Counter-mapping drives the restructuring of relations between the government and Aboriginal and Torres Strait Islander peoples. Rather than continue to be rendered invisible and subject to territorialising processes, Country-based IPAs enable the uprising of formerly subjugated peoples and knowledges and makes imposed boundaries less relevant. Counter-mapping works to disrupt asymmetrical power relations by exercising power in the form of re-imagining and re-representing areas according to Indigenous peoples’ values and practices. In this context, mapping can be considered part of a broader effort to re-establish and care for Country in ways that reflects the peoples and cultures who are embedded in it.

Have IPAs become the mechanism Aboriginal and Torres Strait Islander communities can employ to disrupt the dominant practice of creating exclusionary spaces in the name of conservation? Or have we as Aboriginal and Torres Strait Islander peoples facilitated our own integration into the institutional construct that is the national conservation estate? Have we merely superimposed another layer of internal territories upon those already existing? Or are we taking control of how established internal territories function and impact our relations to Country?

Here on this continent, there is no place where the feet of Aboriginal humanity have not preceded those of the settler. Nor is there any place where country was not once fashioned and kept productive by Aboriginal people’s land management practices. There is no place without a history; there is no place that has not been imaginatively grasped through song, dance, design, no place where traditional owners cannot see the imprint of sacred creation.12


  1. K. H. Redford and S. E. Sanderson, ‘Extracting humans from nature’, Conservation Biology, vol. 14, no. 5, October 2000, pp. 1362–1364. 

  2. N. Harkin, Dirty Words, Cordite Press, Melbourne, 2015, p. 17. 

  3. D. B. Rose, Nourishing Terrains. Australian Aboriginal views of landscape and wilderness, Australian Heritage Commission, Canberra, 1996, p. 7. 

  4. D. B. Rose, ‘Aboriginal Life and Death in Australian Settler Nationhood’, Aboriginal History, vol. 25, 2001, p. 149. 

  5. F. Gale, We Are Bosses Ourselves, Australian Institute of Aboriginal Studies, Canberra, 1983. 

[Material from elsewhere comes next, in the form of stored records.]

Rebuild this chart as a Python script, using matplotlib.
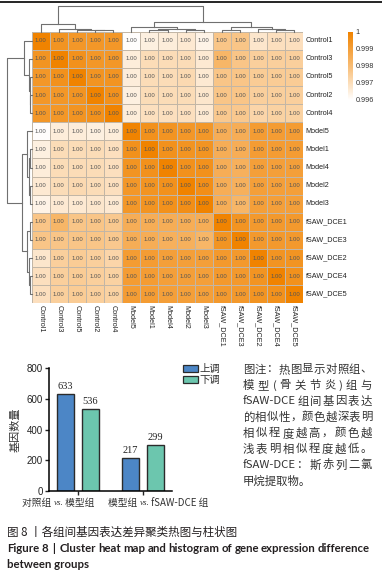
import numpy as np
import matplotlib
matplotlib.use("Agg")
import matplotlib.pyplot as plt
from matplotlib.colors import LinearSegmentedColormap
from matplotlib.patches import Rectangle
from matplotlib.lines import Line2D

plt.rcParams['font.family'] = ['Noto Sans CJK SC', 'DejaVu Sans']

# ---- data -------------------------------------------------------------
samples = ["Control1", "Control3", "Control5", "Control2", "Control4",
           "Model5", "Model1", "Model4", "Model2", "Model3",
           "fSAW_DCE1", "fSAW_DCE3", "fSAW_DCE2", "fSAW_DCE4", "fSAW_DCE5"]

sim = [
    [1.0000, .9994, .9993, .9993, .9993, .9960, .9964, .9965, .9966, .9963, .9977, .9977, .9967, .9969, .9969],
    [.9994, 1.0000, .9995, .9993, .9993, .9965, .9970, .9970, .9970, .9966, .9982, .9977, .9974, .9974, .9974],
    [.9993, .9995, 1.0000, .9994, .9994, .9965, .9970, .9970, .9971, .9966, .9977, .9977, .9975, .9975, .9975],
    [.9993, .9993, .9994, 1.0000, .9995, .9964, .9970, .9970, .9970, .9967, .9977, .9977, .9974, .9974, .9974],
    [.9993, .9993, .9994, .9995, 1.0000, .9965, .9969, .9969, .9969, .9966, .9976, .9976, .9972, .9973, .9973],
    [.9960, .9965, .9965, .9964, .9965, 1.0000, .9995, .9994, .9993, .9993, .9985, .9985, .9991, .9991, .9991],
    [.9964, .9970, .9970, .9970, .9969, .9995, 1.0000, .9995, .9994, .9994, .9985, .9985, .9991, .9991, .9991],
    [.9965, .9970, .9970, .9970, .9969, .9994, .9995, 1.0000, .9995, .9995, .9985, .9984, .9990, .9990, .9990],
    [.9966, .9970, .9971, .9970, .9969, .9993, .9994, .9995, 1.0000, .9996, .9985, .9984, .9990, .9990, .9990],
    [.9963, .9966, .9966, .9967, .9966, .9993, .9994, .9995, .9996, 1.0000, .9985, .9982, .9990, .9990, .9990],
    [.9977, .9982, .9977, .9977, .9976, .9985, .9985, .9985, .9985, .9985, 1.0000, .9994, .9992, .9992, .9992],
    [.9977, .9977, .9977, .9977, .9976, .9985, .9985, .9984, .9984, .9982, .9994, 1.0000, .9992, .9992, .9992],
    [.9967, .9974, .9975, .9974, .9972, .9991, .9991, .9990, .9990, .9990, .9992, .9992, 1.0000, .9994, .9994],
    [.9969, .9974, .9975, .9974, .9973, .9991, .9991, .9990, .9990, .9990, .9992, .9992, .9994, 1.0000, .9995],
    [.9969, .9974, .9975, .9974, .9973, .9991, .9991, .9990, .9990, .9990, .9992, .9992, .9994, .9995, 1.0000],
]

# cluster tree: (left, right, merge height)
tree = (
    ("Control1", ("Control3", ("Control5", ("Control2", "Control4", 0.05), 0.07), 0.09), 0.30),
    (("Model5", (("Model1", "Model4", 0.05), ("Model2", "Model3", 0.06), 0.10), 0.18),
     (("fSAW_DCE1", "fSAW_DCE3", 0.08),
      ("fSAW_DCE2", ("fSAW_DCE4", "fSAW_DCE5", 0.05), 0.09), 0.18), 0.38),
    1.0)

cbar_ticks = [0.996, 0.997, 0.998, 0.999, 1.0]
cbar_labels = ["0.996", "0.997", "0.998", "0.999", "1"]

comparisons = [("对照组 ", "vs.", " 模型组"), ("模型组 ", "vs.", " fSAW-DCE 组")]
up = [633, 217]
down = [536, 299]

note_lines = ["图注：热图显示对照组、",
              "模型(骨关节炎)组与",
              "fSAW-DCE 组间基因表达",
              "的相似性，颜色越深表明",
              "相似程度越高，颜色越",
              "浅表明相似程度越低。",
              "fSAW-DCE：斯赤列二氯",
              "甲烷提取物。"]
title_cn = "图 8 丨各组间基因表达差异聚类热图与柱状图"
title_en1 = "Figure 8  |  Cluster heat map and histogram of gene expression difference"
title_en2 = "between groups"

# ---- layout helpers ---------------------------------------------------
W, H = 382, 579
fig = plt.figure(figsize=(W / 100, H / 100), dpi=100)


def px(x0, y0, x1, y1):
    return [x0 / W, 1 - y1 / H, (x1 - x0) / W, (y1 - y0) / H]


def justify(tokens, x0, x1, y, **kw):
    texts = [fig.text(0, 1 - y / H, t, va='center', **kw) for t in tokens]
    r = fig.canvas.get_renderer()
    widths = [t.get_window_extent(r).width for t in texts]
    gap = (x1 - x0 - sum(widths)) / max(len(tokens) - 1, 1)
    x = x0
    for t, w in zip(texts, widths):
        t.set_x(x / W)
        x += w + gap


def tokenize(line):
    out = []
    buf = ""
    for ch in line:
        if ord(ch) < 128 and ch != " ":
            buf += ch
        else:
            if buf:
                out.append(buf)
                buf = ""
            if ch != " ":
                out.append(ch)
    if buf:
        out.append(buf)
    return out


# ---- heatmap ----------------------------------------------------------
cmap = LinearSegmentedColormap.from_list("wo", ["#FFFFFF", "#F8BC74", "#F08300"])
vmin, vmax = 0.99595, 1.0
mat = np.array(sim)
n = len(samples)

ax = fig.add_axes(px(31.7, 31.7, 303.3, 303.3))
mesh = ax.pcolormesh(mat, cmap=cmap, vmin=vmin, vmax=vmax,
                     edgecolors="#c2b6a6", linewidth=0.5)
ax.set_xlim(0, n)
ax.set_ylim(n, 0)
for i in range(n):
    for j in range(n):
        ax.text(j + 0.5, i + 0.5, f"{mat[i, j]:.2f}", ha='center', va='center',
                fontsize=4.3, color="#555555", family="Liberation Sans")
ax.set_xticks([])
ax.set_yticks([])
for s in ax.spines.values():
    s.set_visible(False)
for i, name in enumerate(samples):
    ax.text(n + 0.12, i + 0.5, name, ha='left', va='center', fontsize=5.2,
            color="#222222", family="Liberation Sans")
    ax.text(i + 0.5, n + 0.12, name, ha='center', va='top', rotation=270,
            fontsize=5.2, color="#222222", family="Liberation Sans")

# ---- dendrograms ------------------------------------------------------
pos = {name: i + 0.5 for i, name in enumerate(samples)}


def draw_tree(a, node, top):
    if isinstance(node, str):
        return pos[node], 0.0
    left, right, h = node
    xl, hl = draw_tree(a, left, top)
    xr, hr = draw_tree(a, right, top)
    xs = [xl, xl, xr, xr]
    ys = [hl, h, h, hr]
    if top:
        a.plot(xs, ys, color="#707070", lw=0.8, clip_on=False)
    else:
        a.plot(ys, xs, color="#707070", lw=0.8, clip_on=False)
    return (xl + xr) / 2, h


axt = fig.add_axes(px(31.7, 6, 303.3, 31.7))
draw_tree(axt, tree, True)
axt.set_xlim(0, n)
axt.set_ylim(0, 1.0)
axt.axis('off')

axl = fig.add_axes(px(6.5, 31.7, 31.7, 303.3))
draw_tree(axl, tree, False)
axl.set_xlim(1.0, 0)
axl.set_ylim(n, 0)
axl.axis('off')

# ---- colorbar ---------------------------------------------------------
cax = fig.add_axes(px(348, 32, 353, 100))
cb = fig.colorbar(mesh, cax=cax, ticks=cbar_ticks)
cb.ax.set_yticklabels(cbar_labels)
cb.outline.set_visible(False)
cb.ax.tick_params(length=0, pad=2, labelsize=5.2, labelcolor="#333333")
for t in cb.ax.get_yticklabels():
    t.set_family("Liberation Sans")

# ---- bar chart --------------------------------------------------------
axb = fig.add_axes(px(49, 368, 172, 491))
centers = [0.5, 3.08]
bw = 0.68
xu = [c - 0.5 for c in centers]
xd = [c + 0.5 for c in centers]
b1 = axb.bar(xu, up, width=bw, color="#4C86C6", edgecolor="#2b2b2b", lw=1.0)
b2 = axb.bar(xd, down, width=bw, color="#6CC6AE", edgecolor="#2b2b2b", lw=1.0)
for bars, vals in ((b1, up), (b2, down)):
    for b, v in zip(bars, vals):
        axb.annotate(str(v), (b.get_x() + b.get_width() / 2, v), xytext=(0, 2),
                     textcoords='offset points', ha='center', va='bottom',
                     fontsize=7.5, family="Liberation Serif", color="#222222")
axb.set_xlim(-0.66, 4.26)
axb.set_ylim(0, 800)
axb.set_yticks([0, 200, 400, 600, 800])
axb.set_xticks(centers)
axb.set_xticklabels([])
axb.spines['top'].set_visible(False)
axb.spines['right'].set_visible(False)
axb.spines['left'].set_linewidth(1.1)
axb.spines['bottom'].set_linewidth(1.1)
axb.tick_params(axis='both', direction='out', length=3, width=1.0, pad=1.5,
                labelsize=7, colors="#222222")
for t in axb.get_yticklabels():
    t.set_family("Liberation Sans")
axb.set_ylabel("基因数量", fontsize=8, color="#333333", labelpad=4)

for (a, b, c), x0 in zip(comparisons, [22, 108]):
    t1 = fig.text(x0 / W, 1 - 503 / H, a, fontsize=7, va='center', color="#333333")
    t2 = axb.annotate(b, xy=(1, 0.5), xycoords=t1, va='center', ha='left',
                      fontsize=6.5, style='italic', family="Liberation Serif",
                      color="#333333", annotation_clip=False)
    axb.annotate(c, xy=(1, 0.5), xycoords=t2, va='center', ha='left',
                 fontsize=7, color="#333333", annotation_clip=False)

# legend
for k, (col, lab) in enumerate([("#4C86C6", "上调"), ("#6CC6AE", "下调")]):
    y0 = 365 + k * 11
    fig.add_artist(Rectangle((183 / W, 1 - (y0 + 7) / H), 15 / W, 7 / H,
                             transform=fig.transFigure, facecolor=col,
                             edgecolor="#2b2b2b", lw=0.9))
    fig.text(199.5 / W, 1 - (y0 + 3.5) / H, lab, fontsize=7.5, va='center',
             color="#333333")

# note paragraph
for k, line in enumerate(note_lines):
    y = 369.5 + k * 15.9
    toks = tokenize(line)
    if k == len(note_lines) - 1:
        fig.text(243 / W, 1 - y / H, line, fontsize=8.2, va='center', color="#333333")
    else:
        justify(toks, 243, 372, y, fontsize=8.2, color="#333333")

# captions
fig.text(7 / W, 1 - 532 / H, title_cn, fontsize=8.3, va='center', color="#231f20")
justify(title_en1.split(" "), 7, 370, 549, fontsize=8.2, fontweight='bold',
        family="Lato", color="#231f20")
fig.text(7 / W, 1 - 564 / H, title_en2, fontsize=8.2, fontweight='bold',
         family="Lato", va='center', color="#231f20")

fig.add_artist(Line2D([0, 1], [1 - 1.5 / H] * 2, color="black", lw=1.2,
                      transform=fig.transFigure))

fig.savefig("out.png", dpi=100)
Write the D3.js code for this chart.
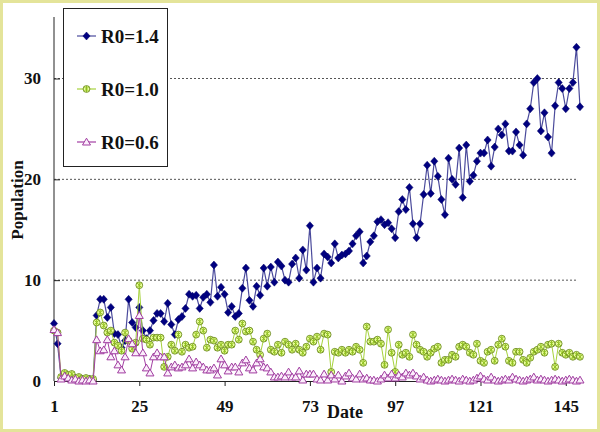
<!DOCTYPE html>
<html><head><meta charset="utf-8">
<script src="https://cdn.jsdelivr.net/npm/d3@7"></script>
<style>html,body{margin:0;padding:0;background:#fff;}svg{display:block;}</style>
</head><body>
<svg id="chart" width="600" height="432"></svg>
<script>
const days = d3.range(1, 150);
const xTickValues = [1, 25, 49, 73, 97, 121, 145];
const yTickValues = [0, 10, 20, 30];
const seriesNames = ["R0=1.4", "R0=1.0", "R0=0.6"];

const r14 = [5.7,3.7,0.3,0.5,0.4,0.2,0.3,0.1,0.2,0.1,0.2,0.1,
6.5,8.1,8.1,6.3,7.3,4.7,4.6,3.3,4.0,8.1,5.8,5.3,7.3,5.0,4.2,5.0,6.0,6.7,
6.7,5.9,7.7,5.6,4.6,6.1,6.4,7.2,8.6,8.4,8.5,7.2,8.3,8.6,7.8,11.5,8.4,9.3,8.6,6.8,
7.4,6.4,6.7,9.2,11.2,8.0,7.4,9.4,8.5,11.2,9.4,11.3,9.8,11.8,11.4,10.0,9.8,11.6,12.2,10.2,
13.0,11.0,15.4,9.8,11.2,10.2,12.6,12.3,11.7,13.6,12.2,12.5,12.6,12.9,13.6,14.4,14.8,11.7,12.4,13.8,
14.4,15.8,16.0,15.5,15.7,15.1,14.2,16.8,18.0,17.0,19.2,15.6,14.2,15.6,18.5,21.4,18.6,21.8,20.3,18.0,
16.5,22.1,20.0,19.5,23.1,18.2,23.4,19.8,20.4,21.8,22.6,22.6,23.9,21.3,23.2,25.0,24.4,25.5,22.8,22.8,
24.7,23.4,22.4,25.5,27.0,29.6,30.0,24.8,26.6,24.2,22.6,27.3,29.6,29.0,27.0,29.0,29.6,33.1,27.2];

const r10 = [5.0,4.8,0.4,0.8,0.6,0.7,0.3,0.4,0.2,0.3,0.2,0.2,
5.8,6.8,5.5,4.8,5.0,3.8,3.5,3.0,4.8,4.0,3.2,3.8,9.5,
4.2,4.1,3.6,4.3,4.3,4.3,1.4,2.4,3.6,3.0,4.6,2.9,3.6,3.3,3.4,4.6,5.9,5.0,3.3,4.1,4.0,3.3,3.6,3.0,3.6,
3.6,5.0,4.1,5.7,4.9,5.0,3.9,3.1,2.6,4.2,4.7,3.1,2.9,3.6,2.8,3.9,3.6,3.1,3.7,3.1,
2.8,3.4,4.2,3.9,4.4,3.1,4.7,4.6,0.9,2.9,2.8,3.1,2.8,3.1,2.9,3.4,3.1,1.8,5.4,3.9,
3.9,4.1,3.7,1.6,5.1,2.8,0.9,3.6,2.6,2.8,2.4,
4.6,3.6,3.1,2.9,2.4,2.8,3.2,3.4,1.8,2.1,2.1,2.6,2.4,3.4,3.6,3.4,2.8,2.6,3.7,2.0,
1.8,2.9,3.1,2.0,3.6,4.2,3.4,2.0,1.8,2.9,2.9,2.1,1.8,2.3,2.9,3.1,3.4,2.8,3.6,3.7,
1.4,3.7,2.8,2.6,2.8,2.4,2.6,2.4];

const r06 = [5.1,4.8,0.2,0.5,0.3,0.1,0.2,0.0,0.1,0.0,0.1,0.0,
4.1,3.0,3.1,4.1,2.4,3.0,1.6,1.1,2.4,4.2,3.7,2.8,6.5,2.8,1.3,0.8,2.4,2.8,
2.4,2.4,0.8,1.4,1.6,1.3,1.4,1.6,2.2,1.3,1.9,1.6,1.4,1.1,1.1,1.3,0.6,2.2,1.6,1.0,
1.4,1.4,0.9,1.8,2.1,1.3,1.1,1.8,2.2,1.4,1.3,0.9,0.4,0.4,0.5,0.4,0.9,0.4,0.4,1.0,
0.1,0.7,0.7,0.7,0.2,0.1,0.7,0.1,0.6,0.2,0.6,0.0,0.5,0.8,0.3,0.2,0.7,0.2,0.3,0.1,
0.1,0.0,0.2,0.6,0.3,0.7,0.3,0.6,0.4,0.8,0.6,
0.8,0.5,0.2,0.4,0.1,0.0,0.1,0.2,0.1,0.0,0.1,0.2,0.1,0.0,0.2,0.1,
0.0,0.1,0.3,0.5,0.2,0.1,0.4,0.1,0.0,0.1,0.2,0.1,0.4,0.2,0.1,0.0,
0.1,0.2,0.4,0.1,0.2,0.1,0.0,0.1,0.2,0.1,0.0,0.1,0.2,0.1,0.0,0.1];

const svg = d3.select("#chart");
const W = 600, H = 432;
svg.append("rect").attr("x",1.5).attr("y",1.5).attr("width",W-3).attr("height",H-3)
  .attr("fill","#ffffff").attr("stroke","#e4e49a").attr("stroke-width",3);

const x = d3.scaleLinear().domain([1, 149]).range([54, 580]);
const y = d3.scaleLinear().domain([0, 36.1]).range([381, 17]);
const font = "'Liberation Serif','Times New Roman',serif";

// gridlines
svg.append("g").selectAll("line").data(yTickValues.filter(v => v > 0)).join("line")
  .attr("x1", 54).attr("x2", 577).attr("y1", d => y(d)).attr("y2", d => y(d))
  .attr("stroke", "#555").attr("stroke-width", 1).attr("stroke-dasharray", "2,2");

// axes
const yAxis = d3.axisLeft(y).tickValues(yTickValues).tickSizeInner(-6).tickSizeOuter(0).tickPadding(13).tickFormat(d3.format("d"));
const gy = svg.append("g").attr("transform","translate(54,0)").call(yAxis);
gy.select(".domain").attr("d", `M0,${y(36.1)}V${y(0)}`).attr("stroke","#222");
gy.selectAll(".tick line").attr("stroke","#222");
gy.selectAll("text").attr("font-family",font).attr("font-weight","bold").attr("font-size",17).attr("fill","#111");

const xAxis = d3.axisBottom(x).tickValues(xTickValues).tickSizeInner(5).tickSizeOuter(0).tickPadding(14).tickFormat(d3.format("d"));
const gx = svg.append("g").attr("transform","translate(0,381)").call(xAxis);
gx.select(".domain").attr("stroke","#222");
gx.selectAll(".tick line").attr("stroke","#222");
gx.selectAll("text").attr("font-family",font).attr("font-weight","bold").attr("font-size",17).attr("fill","#111");

svg.append("text").attr("x",345).attr("y",418).attr("text-anchor","middle")
  .attr("font-family",font).attr("font-weight","bold").attr("font-size",18).attr("fill","#111").text("Date");
svg.append("text").attr("transform","translate(23,200) rotate(-90)").attr("text-anchor","middle")
  .attr("font-family",font).attr("font-weight","bold").attr("font-size",17).attr("fill","#111").text("Population");

const line = d3.line().x((d,i) => x(days[i])).y(d => y(d));

// marker drawers
const diamond = "M0,-4L3.6,0L0,4L-3.6,0Z";
const tri = "M0,-3.8L4,3L-4,3Z";
function drawDiamond(g, cx, cy){ g.append("path").attr("d",diamond).attr("transform",`translate(${cx},${cy})`).attr("fill","#000080").attr("stroke","#000066").attr("stroke-width",0.5); }
function drawStar(g, cx, cy){
  const m = g.append("g").attr("transform",`translate(${cx},${cy})`);
  m.append("circle").attr("r",3.4).attr("fill","#eaff9c").attr("stroke","#5c7a12").attr("stroke-width",0.8);
  m.append("path").attr("d","M-2.4,-2.4L2.4,2.4M-2.4,2.4L2.4,-2.4M0,-3L0,3").attr("stroke","#8fbf1f").attr("stroke-width",1);
}
function drawTri(g, cx, cy){ g.append("path").attr("d",tri).attr("transform",`translate(${cx},${cy})`).attr("fill","#fbeefb").attr("stroke","#a03ca0").attr("stroke-width",1); }

const series = [
  {name: seriesNames[0], data: r14, line: "#4b4b9c", lw: 1.2, draw: drawDiamond},
  {name: seriesNames[1], data: r10, line: "#a6d23c", lw: 1, draw: drawStar},
  {name: seriesNames[2], data: r06, line: "#a33fa3", lw: 1, draw: drawTri}
];

series.forEach(s => {
  const g = svg.append("g");
  g.append("path").attr("d", line(s.data)).attr("fill","none").attr("stroke",s.line).attr("stroke-width",s.lw);
  s.data.forEach((v,i) => s.draw(g, x(days[i]), y(v)));
});

// legend
const lg = svg.append("g");
lg.append("rect").attr("x",63.5).attr("y",8.5).attr("width",104).attr("height",158).attr("fill","#fff").attr("stroke","#222").attr("stroke-width",1);
const legY = [36, 89, 142];
series.forEach((s,i) => {
  lg.append("line").attr("x1",77).attr("x2",96).attr("y1",legY[i]).attr("y2",legY[i]).attr("stroke",s.line).attr("stroke-width",1.2);
  s.draw(lg, 86.5, legY[i]);
  lg.append("text").attr("x",101).attr("y",legY[i]+6.5).attr("font-family",font).attr("font-weight","bold").attr("font-size",19).attr("fill","#111").text(s.name);
});
</script>
</body></html>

  6. M.S. Carolan, ‘This is not a biodiversity hotspot. The power of maps and other images in the environmental sciences’, Society and Natural Resources, vol. 22, 2009, pp. 278–286. 

  7. P. Nadasdy, ‘Boundaries among Kin: Sovereignty, the modern treaty process, and the rise of ethno-territorial nationalism among Yukon First Nations’, Comparative Studies in Society and History, vol. 54, issue 3, July 2012, pp. 499–532. 

  8. P. Vandergeest and N. L. Peluso, ‘Territorialization and State Power in Thailand’, Theory and Society, vol. 24, issue 3, 1995, pp. 385–426. 

  9. P. Nadasdy, Hunters and Bureaucrats: Power, Knowledge, and Aboriginal-State Relations in the Southwest Yukon, UBC Press, Vancouver, 2003. 

  10. Strong women on Country: The success of women caring for country as Indigenous rangers and on Indigenous Protected Areas, copyright © 2019 by Country Needs People. Used by permission of the publisher: countryneedspeople.org.au/strong_women_on_country, p. 16. 

  11. N. L Peluso, ‘Whose woods are these? Counter-mapping forest territories in Kalimantan, Indonesia’, Antipodes: A Radical Journal of Geography, vol. 27, issue 4, 1995, pp. 383–404. 

  12. D. B. Rose, Nourishing Terrains. Australian Aboriginal views of landscape and wilderness, Australian Heritage Commission, Canberra, 1996, p. 18.